Sen. John Kennedy, R-La., compared the ongoing House impeachment hearings to the combative confirmation hearings of Supreme Court Justice Brett Kavanaugh.
“You know what these proceedings look to me like right now? They look like the Kavanaugh hearing without the vagina hats,” Kennedy told a Bloomberg reporter Tuesday. “This is going to be the most partisan — no, strike that — this will be the only partisan impeachment proceeding in the history of the United States.”
Kennedy, a member of the Senate Judiciary Committee, claimed that the House proceedings are a “gross violation of due process,” even though House Democrats have implemented nearly identical rules to the impeachment proceedings against Presidents Richard Nixon and Bill Clinton.
“All Speaker Pelosi and her team are doing is weaponizing impeachment as a political weapon,” the senator further claimed. “When we get it in the Senate, we’ll do it right.”
Kennedy’s comment suggests that he expects the president will be impeached, leading to a trial in the Senate.
Others found similarities between the impeachment hearings and the Kavanaugh hearings, although for wildly different reasons.
Former federal prosecutor Mimi Rocah and journalist Karen Schwartz likened President Donald Trump’s smearing of former Ukraine Ambassador Marie Yovanovitch to the smears leveled against Kavanaugh accuser Christine Blasey Ford.
Yovanovitch testified during Friday's impeachment heating that “the color drained from my face” after she was attacked by the president, whose words she said sounded “like a threat.”
“Those watching the hearing could not help but be struck by the imbalances of power at play,” Rocah and Schwartz wrote in an op-ed at NBC News. "It’s a power dynamic that we’ve seen before however, notably during the testimony of Christine Blasey Ford."
“Indeed, the night before Yovanovitch’s testimony, Ford’s testimony had been broadcast on a large screen just a few blocks from the Capitol, outside the hall where Kavanaugh gave is his first major public speech since ascending to the court,” they continued. “Many Americans felt wounded as we watched and felt Ford’s strength and composure in the face of irrational white male anger and resentment.
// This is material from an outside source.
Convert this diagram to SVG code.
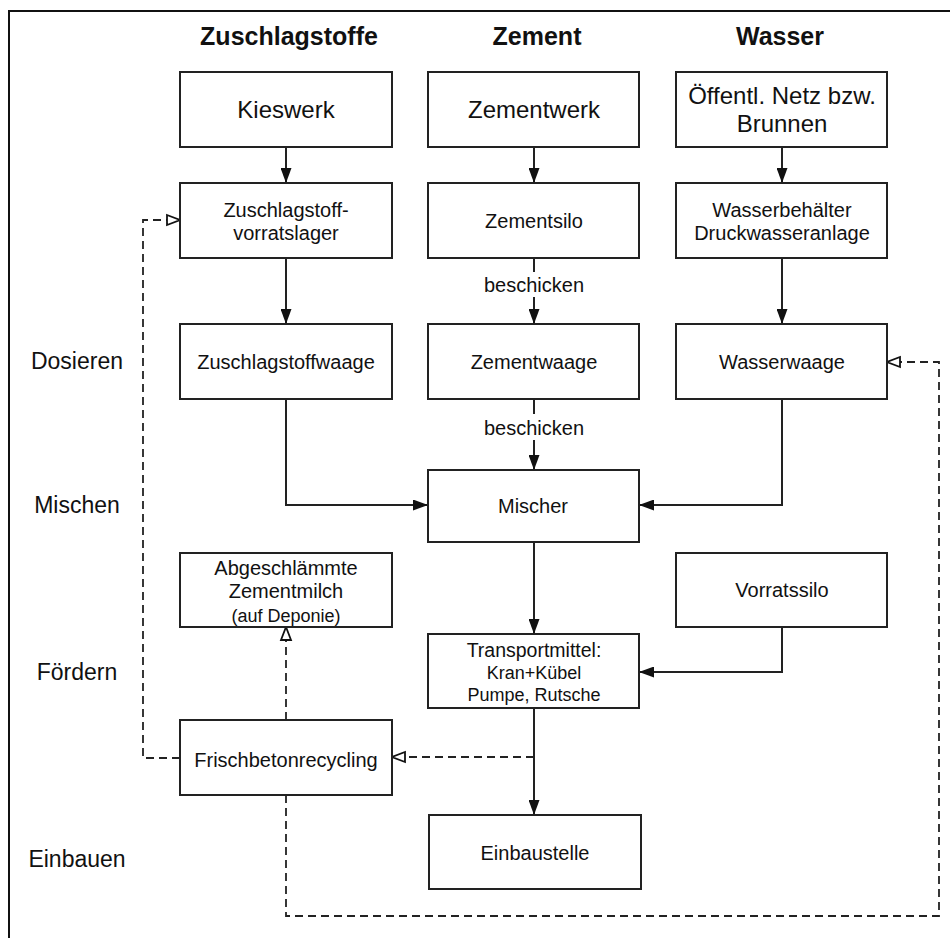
<svg xmlns="http://www.w3.org/2000/svg" width="950" height="938" viewBox="0 0 950 938">
  <style>
    text { font-family: "Liberation Sans", Arial, Helvetica, sans-serif; fill: #111; text-anchor: middle; }
    .title { font-size: 25px; font-weight: bold; }
    .big { font-size: 24px; }
    .mid { font-size: 20px; }
    .small { font-size: 18px; }
    .stage { font-size: 23px; }
    .box { fill: #fff; stroke: #222; stroke-width: 2; }
    .flow { fill: none; stroke: #222; stroke-width: 2; }
    .solid { marker-end: url(#arrow); }
    .back { fill: none; stroke: #222; stroke-width: 1.8; stroke-dasharray: 8 5; marker-end: url(#open); }
  </style>
  <defs>
    <marker id="arrow" viewBox="0 0 15 11" refX="15" refY="5.5" markerWidth="15" markerHeight="11" markerUnits="userSpaceOnUse" orient="auto">
      <path d="M0,0 L15,5.5 L0,11 z" fill="#111"/>
    </marker>
    <marker id="open" viewBox="-2 -2 17 14" refX="13" refY="5" markerWidth="17" markerHeight="14" markerUnits="userSpaceOnUse" orient="auto">
      <path d="M0,0 L13,5 L0,10 z" fill="#fff" stroke="#111" stroke-width="1.8" stroke-linejoin="miter"/>
    </marker>
  </defs>

  <!-- frame -->
  <path d="M9,938 V11 H950" fill="none" stroke="#111" stroke-width="2"/>

  <!-- column headings -->
  <g id="headings">
    <text class="title" x="289" y="45">Zuschlagstoffe</text>
    <text class="title" x="537" y="45">Zement</text>
    <text class="title" x="780" y="45">Wasser</text>
  </g>

  <!-- process stages -->
  <g id="stages">
    <text class="stage" x="77" y="369">Dosieren</text>
    <text class="stage" x="77" y="513">Mischen</text>
    <text class="stage" x="77" y="680">Fördern</text>
    <text class="stage" x="77" y="867">Einbauen</text>
  </g>

  <!-- connectors -->
  <g id="connectors">
    <path class="flow solid" d="M286,147 V183"/>
    <path class="flow solid" d="M534,147 V183"/>
    <path class="flow solid" d="M782,147 V183"/>
    <path class="flow solid" d="M286,258 V324"/>
    <path class="flow" d="M534,258 V272"/>
    <path class="flow solid" d="M534,297 V324"/>
    <text class="mid" x="534" y="292">beschicken</text>
    <path class="flow solid" d="M782,258 V324"/>
    <path class="flow solid" d="M286,399 V505 H428"/>
    <path class="flow" d="M534,399 V414"/>
    <path class="flow solid" d="M534,440 V470"/>
    <text class="mid" x="534" y="435">beschicken</text>
    <path class="flow solid" d="M782,399 V505 H639"/>
    <path class="flow solid" d="M534,542 V634"/>
    <path class="flow solid" d="M782,627 V672 H639"/>
    <path class="flow solid" d="M534,708 V815"/>
    <path class="back" d="M534,757 H392"/>
    <path class="back" d="M286,720 V627"/>
    <path class="back" d="M180,758 H143 V220 H180"/>
    <path class="back" d="M286,795 V916 H939 V362 H887"/>
  </g>

  <g id="kieswerk">
    <rect class="box" x="180" y="72" width="212" height="75"/>
    <text class="big" x="286" y="118">Kieswerk</text>
  </g>
  <g id="zementwerk">
    <rect class="box" x="428" y="72" width="211" height="75"/>
    <text class="big" x="534" y="118">Zementwerk</text>
  </g>
  <g id="netz">
    <rect class="box" x="676" y="72" width="211" height="75"/>
    <text class="big" x="782" y="104">Öffentl. Netz bzw.</text>
    <text class="big" x="782" y="132">Brunnen</text>
  </g>

  <g id="vorratslager">
    <rect class="box" x="180" y="183" width="212" height="75"/>
    <text class="mid" x="286" y="217">Zuschlagstoff-</text>
    <text class="mid" x="286" y="240">vorratslager</text>
  </g>
  <g id="zementsilo">
    <rect class="box" x="428" y="183" width="211" height="75"/>
    <text class="mid" x="534" y="228">Zementsilo</text>
  </g>
  <g id="wasserbehaelter">
    <rect class="box" x="676" y="183" width="211" height="75"/>
    <text class="mid" x="782" y="217">Wasserbehälter</text>
    <text class="mid" x="782" y="240">Druckwasseranlage</text>
  </g>

  <g id="zuschlagstoffwaage">
    <rect class="box" x="180" y="324" width="212" height="75"/>
    <text class="mid" x="286" y="369">Zuschlagstoffwaage</text>
  </g>
  <g id="zementwaage">
    <rect class="box" x="428" y="324" width="211" height="75"/>
    <text class="mid" x="534" y="369">Zementwaage</text>
  </g>
  <g id="wasserwaage">
    <rect class="box" x="676" y="324" width="211" height="75"/>
    <text class="mid" x="782" y="369">Wasserwaage</text>
  </g>

  <g id="mischer">
    <rect class="box" x="428" y="470" width="211" height="72"/>
    <text class="mid" x="533" y="513">Mischer</text>
  </g>

  <g id="zementmilch">
    <rect class="box" x="180" y="553" width="212" height="74"/>
    <text class="mid" x="286" y="575">Abgeschlämmte</text>
    <text class="mid" x="286" y="598">Zementmilch</text>
    <text class="small" x="286" y="622">(auf Deponie)</text>
  </g>
  <g id="vorratssilo">
    <rect class="box" x="676" y="553" width="211" height="74"/>
    <text class="mid" x="782" y="597">Vorratssilo</text>
  </g>

  <g id="transportmittel">
    <rect class="box" x="428" y="634" width="211" height="74"/>
    <text class="mid" x="534" y="657" style="font-size:19.5px">Transportmittel:</text>
    <text class="small" x="534" y="679">Kran+Kübel</text>
    <text class="small" x="534" y="701">Pumpe, Rutsche</text>
  </g>

  <g id="frischbetonrecycling">
    <rect class="box" x="180" y="720" width="212" height="75"/>
    <text class="mid" x="286" y="767">Frischbetonrecycling</text>
  </g>

  <g id="einbaustelle">
    <rect class="box" x="429" y="815" width="212" height="74"/>
    <text class="mid" x="535" y="860">Einbaustelle</text>
  </g>
</svg>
It is a wound that, apparently, is still very raw. Ford seemed to symbolize women everywhere who had been assaulted as she recounted, yet again, her assault. In the same way, Yovanovitch seems to symbolize any woman who’s ever had a man try to undermine her, demote her or push her out.”
The op-ed argued that the smears were a “mistake.”
“Because women, it turns out, take this quite personally. They get inspired and wear pink hats and take to the streets,” they added. “They go out and vote in record numbers in wave elections. They may even topple presidencies.”
Blasey Ford received the American Civil Liberties Union’s Rodger Baldwin Courage Award on Sunday and cited Yovanovitch in her acceptance speech.
"It's not just survivors that we have to stand up for. It's all of those who come forward to support our country," she said. "Ambassador Yovanovitch — all of the men and women who bravely come forward, they come forward, to tell the truth, and to help our country. They might also be vilified and they need to hear our voices of support also."
Blasey Ford spoke about her own experience and the attacks she faced after coming forward to testify before the Senate Judiciary Committee, on which Kennedy sits. (Kennedy said after Blasey Ford's testimony that he was "pleased" that Kavanaugh would still be confirmed but complained that "he won't feel like a winner.")
“I was prepared for a variety of outcomes, including being dismissed. I was not prepared for the venom, the persistent attacks, the vilification, the loss of personal privacy, and the collateral damage to my friends and my family,” Blasey Ford said in her speech. “I have learned a lot over the past year. I have learned that there is a well-financed attack machine out there ready to flood the Internet and the media, anytime I raise my head. And I know it's not going to go away."